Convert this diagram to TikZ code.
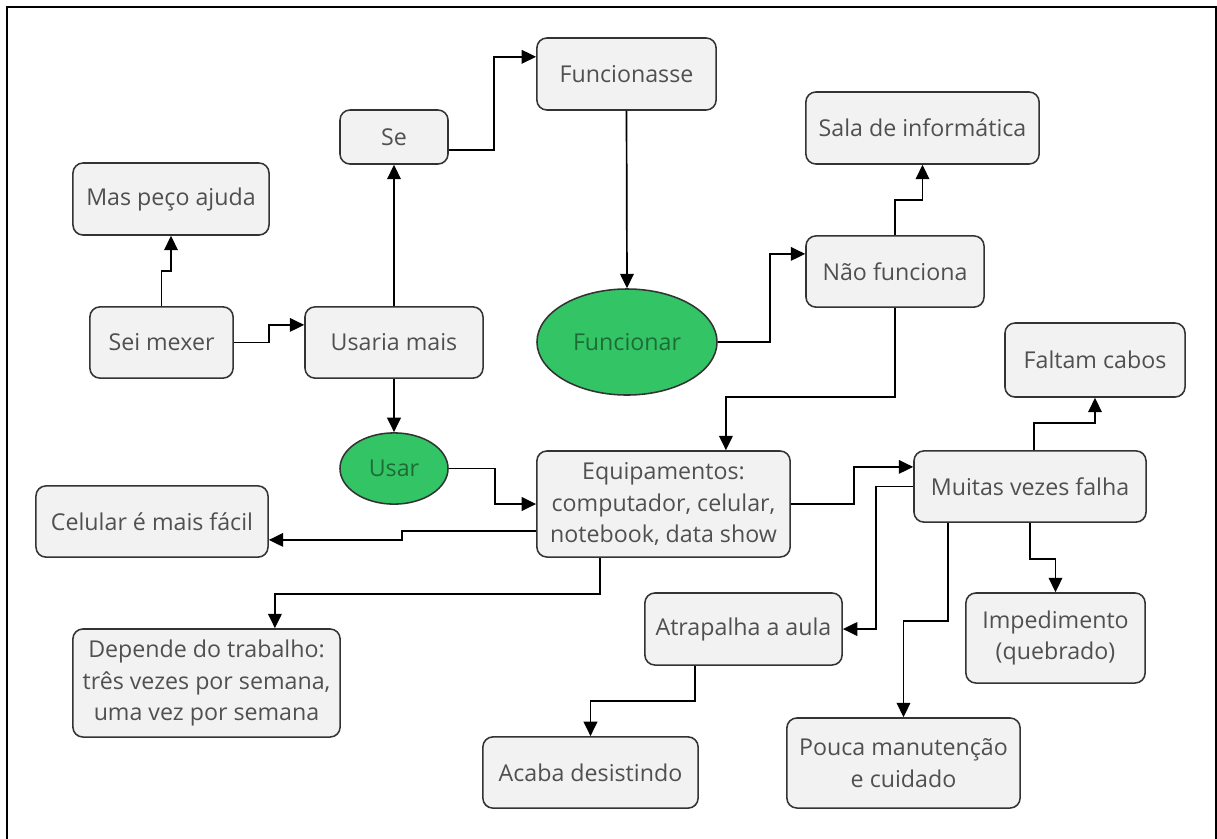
\documentclass[tikz,border=0pt]{standalone}
\usepackage{fontspec}
\setmainfont{Open Sans}
\usepackage{xcolor}
\usetikzlibrary{arrows.meta}
\usetikzlibrary{shapes.geometric}
\definecolor{boxgray}{HTML}{F2F2F2}
\definecolor{linegray}{HTML}{333333}
\definecolor{textgray}{HTML}{505050}
\definecolor{leafgreen}{HTML}{33C466}
\definecolor{darkgreen}{HTML}{1F6B36}

\begin{document}
\begin{tikzpicture}[x=0.025cm, y=-0.025cm, font=\fontsize{16.5}{22.5}\selectfont,
  box/.style={draw=linegray, line width=1.1pt, fill=boxgray, rounded corners=0.25cm, text=textgray, align=center, inner sep=0pt},
  oval/.style={ellipse, draw=linegray, line width=1.1pt, fill=leafgreen, text=darkgreen, inner sep=0pt},
  conn/.style={line width=1.2pt, -{Triangle[length=0.36cm,width=0.34cm]}}]
  \useasboundingbox (0,0) rectangle (1217,838);
  \draw[line width=1.5pt] (7,845) -- (7,7) -- (1216,7) -- (1216,845);

  \node[box, minimum width=4.48cm, minimum height=1.8cm] (fun) at (626.5,74) {Funcionasse};
  \node[box, minimum width=2.7cm, minimum height=1.35cm] (se) at (394,137) {Se};
  \node[box, minimum width=4.9cm, minimum height=1.8cm] (mas) at (171,199) {Mas peço ajuda};
  \node[box, minimum width=5.83cm, minimum height=1.8cm] (sala) at (922.5,128) {Sala de informática};
  \node[box, minimum width=3.58cm, minimum height=1.78cm] (sei) at (161.5,342.5) {Sei mexer};
  \node[box, minimum width=4.45cm, minimum height=1.78cm] (usaria) at (394,342.5) {Usaria mais};
  \node[oval, minimum width=4.5cm, minimum height=2.65cm] (funcionar) at (627,342) {Funcionar};
  \node[box, minimum width=4.45cm, minimum height=1.78cm] (nao) at (895,271.5) {Não funciona};
  \node[box, minimum width=4.5cm, minimum height=1.85cm] (faltam) at (1095,360) {Faltam cabos};
  \node[oval, minimum width=2.7cm, minimum height=1.78cm] (usar) at (394,468.5) {Usar};
  \node[box, minimum width=6.33cm, minimum height=2.65cm] (equip) at (663.5,504) {Equipamentos:\\computador, celular,\\notebook, data show};
  \node[box, minimum width=5.8cm, minimum height=1.78cm] (muitas) at (1030,486.5) {Muitas vezes falha};
  \node[box, minimum width=5.8cm, minimum height=1.78cm] (celular) at (152,521.5) {Celular é mais fácil};
  \node[box, minimum width=4.93cm, minimum height=1.8cm] (atrap) at (743.5,629) {Atrapalha a aula};
  \node[box, minimum width=4.48cm, minimum height=2.25cm] (imped) at (1055.5,638) {Impedimento\\(quebrado)};
  \node[box, minimum width=6.68cm, minimum height=2.7cm] (depende) at (206.5,683) {Depende do trabalho:\\três vezes por semana,\\uma vez por semana};
  \node[box, minimum width=5.38cm, minimum height=1.78cm] (acaba) at (590.5,772.5) {Acaba desistindo};
  \node[box, minimum width=5.83cm, minimum height=2.25cm] (pouca) at (903.5,763) {Pouca manutenção\\e cuidado};

  \draw[conn] (sei.east) -- ++(35,0) |- ([yshift=0.44cm]usaria.west);
  \draw[conn] (sei.north) -- ++(0,-35) -| (mas.south);
  \draw[conn] (usaria.north) -- (se.south);
  \draw[conn] ([yshift=-0.33cm]se.east) -- ++(45,0) |- ([yshift=0.43cm]fun.west);
  \draw[conn] (fun.south) -- (funcionar.north);
  \draw[conn] (funcionar.east) -- ++(52,0) |- ([yshift=0.44cm]nao.west);
  \draw[conn] (nao.north) -- ++(0,-35) -| (sala.south);
  \draw[conn] (nao.south) -- ++(0,89) -| ([xshift=1.56cm]equip.north);
  \draw[conn] (usaria.south) -- (usar.north);
  \draw[conn] (usar.east) -- ++(46,0) |- (equip.west);
  \draw[conn] ([yshift=-0.68cm]equip.west) -- ++(-134,0) |- ([yshift=-0.46cm]celular.east);
  \draw[conn] ([xshift=-1.59cm]equip.south) -- ++(0,36) -| ([xshift=1.71cm]depende.north);
  \draw[conn] (equip.east) -- ++(63,0) |- ([yshift=0.49cm]muitas.west);
  \draw[conn] ([xshift=0.1cm]muitas.north) -- ++(0,-27) -| (faltam.south);
  \draw[conn] (muitas.west) -- ++(-37,0) |- (atrap.east);
  \draw[conn] (muitas.south) -- ++(0,36) -| (imped.north);
  \draw[conn] ([xshift=-2.05cm]muitas.south) -- ++(0,98) -| (pouca.north);
  \draw[conn] ([xshift=-1.22cm]atrap.south) -- ++(0,35) -| (acaba.north);
\end{tikzpicture}
\end{document}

---*---

Omit every picture while copying the listing above exactly.

Task result:
Convert this diagram to TikZ code.
\documentclass[tikz,border=0pt]{standalone}
\usepackage{fontspec}
\setmainfont{Open Sans}
\usepackage{xcolor}
\usetikzlibrary{arrows.meta}
\usetikzlibrary{shapes.geometric}
\definecolor{boxgray}{HTML}{F2F2F2}
\definecolor{linegray}{HTML}{333333}
\definecolor{textgray}{HTML}{505050}
\definecolor{leafgreen}{HTML}{33C466}
\definecolor{darkgreen}{HTML}{1F6B36}

\begin{document}
\begin{tikzpicture}[x=0.025cm, y=-0.025cm, font=\fontsize{16.5}{22.5}\selectfont,
  box/.style={draw=linegray, line width=1.1pt, fill=boxgray, rounded corners=0.25cm, text=textgray, align=center, inner sep=0pt},
  oval/.style={ellipse, draw=linegray, line width=1.1pt, fill=leafgreen, text=darkgreen, inner sep=0pt},
  conn/.style={line width=1.2pt, -{Triangle[length=0.36cm,width=0.34cm]}}]
  \useasboundingbox (0,0) rectangle (1217,838);
  \draw[line width=1.5pt] (7,845) -- (7,7) -- (1216,7) -- (1216,845);

  \node[box, minimum width=4.48cm, minimum height=1.8cm] (fun) at (626.5,74) {Funcionasse};
  \node[box, minimum width=2.7cm, minimum height=1.35cm] (se) at (394,137) {Se};
  \node[box, minimum width=4.9cm, minimum height=1.8cm] (mas) at (171,199) {Mas peço ajuda};
  \node[box, minimum width=5.83cm, minimum height=1.8cm] (sala) at (922.5,128) {Sala de informática};
  \node[box, minimum width=3.58cm, minimum height=1.78cm] (sei) at (161.5,342.5) {Sei mexer};
  \node[box, minimum width=4.45cm, minimum height=1.78cm] (usaria) at (394,342.5) {Usaria mais};
  \node[oval, minimum width=4.5cm, minimum height=2.65cm] (funcionar) at (627,342) {Funcionar};
  \node[box, minimum width=4.45cm, minimum height=1.78cm] (nao) at (895,271.5) {Não funciona};
  \node[box, minimum width=4.5cm, minimum height=1.85cm] (faltam) at (1095,360) {Faltam cabos};
  \node[oval, minimum width=2.7cm, minimum height=1.78cm] (usar) at (394,468.5) {Usar};
  \node[box, minimum width=6.33cm, minimum height=2.65cm] (equip) at (663.5,504) {Equipamentos:\\computador, celular,\\notebook, data show};
  \node[box, minimum width=5.8cm, minimum height=1.78cm] (muitas) at (1030,486.5) {Muitas vezes falha};
  \node[box, minimum width=5.8cm, minimum height=1.78cm] (celular) at (152,521.5) {Celular é mais fácil};
  \node[box, minimum width=4.93cm, minimum height=1.8cm] (atrap) at (743.5,629) {Atrapalha a aula};
  \node[box, minimum width=4.48cm, minimum height=2.25cm] (imped) at (1055.5,638) {Impedimento\\(quebrado)};
  \node[box, minimum width=6.68cm, minimum height=2.7cm] (depende) at (206.5,683) {Depende do trabalho:\\três vezes por semana,\\uma vez por semana};
  \node[box, minimum width=5.38cm, minimum height=1.78cm] (acaba) at (590.5,772.5) {Acaba desistindo};
  \node[box, minimum width=5.83cm, minimum height=2.25cm] (pouca) at (903.5,763) {Pouca manutenção\\e cuidado};

  \draw[conn] (sei.east) -- ++(35,0) |- ([yshift=0.44cm]usaria.west);
  \draw[conn] (sei.north) -- ++(0,-35) -| (mas.south);
  \draw[conn] (usaria.north) -- (se.south);
  \draw[conn] ([yshift=-0.33cm]se.east) -- ++(45,0) |- ([yshift=0.43cm]fun.west);
  \draw[conn] (fun.south) -- (funcionar.north);
  \draw[conn] (funcionar.east) -- ++(52,0) |- ([yshift=0.44cm]nao.west);
  \draw[conn] (nao.north) -- ++(0,-35) -| (sala.south);
  \draw[conn] (nao.south) -- ++(0,89) -| ([xshift=1.56cm]equip.north);
  \draw[conn] (usaria.south) -- (usar.north);
  \draw[conn] (usar.east) -- ++(46,0) |- (equip.west);
  \draw[conn] ([yshift=-0.68cm]equip.west) -- ++(-134,0) |- ([yshift=-0.46cm]celular.east);
  \draw[conn] ([xshift=-1.59cm]equip.south) -- ++(0,36) -| ([xshift=1.71cm]depende.north);
  \draw[conn] (equip.east) -- ++(63,0) |- ([yshift=0.49cm]muitas.west);
  \draw[conn] ([xshift=0.1cm]muitas.north) -- ++(0,-27) -| (faltam.south);
  \draw[conn] (muitas.west) -- ++(-37,0) |- (atrap.east);
  \draw[conn] (muitas.south) -- ++(0,36) -| (imped.north);
  \draw[conn] ([xshift=-2.05cm]muitas.south) -- ++(0,98) -| (pouca.north);
  \draw[conn] ([xshift=-1.22cm]atrap.south) -- ++(0,35) -| (acaba.north);
\end{tikzpicture}
\end{document}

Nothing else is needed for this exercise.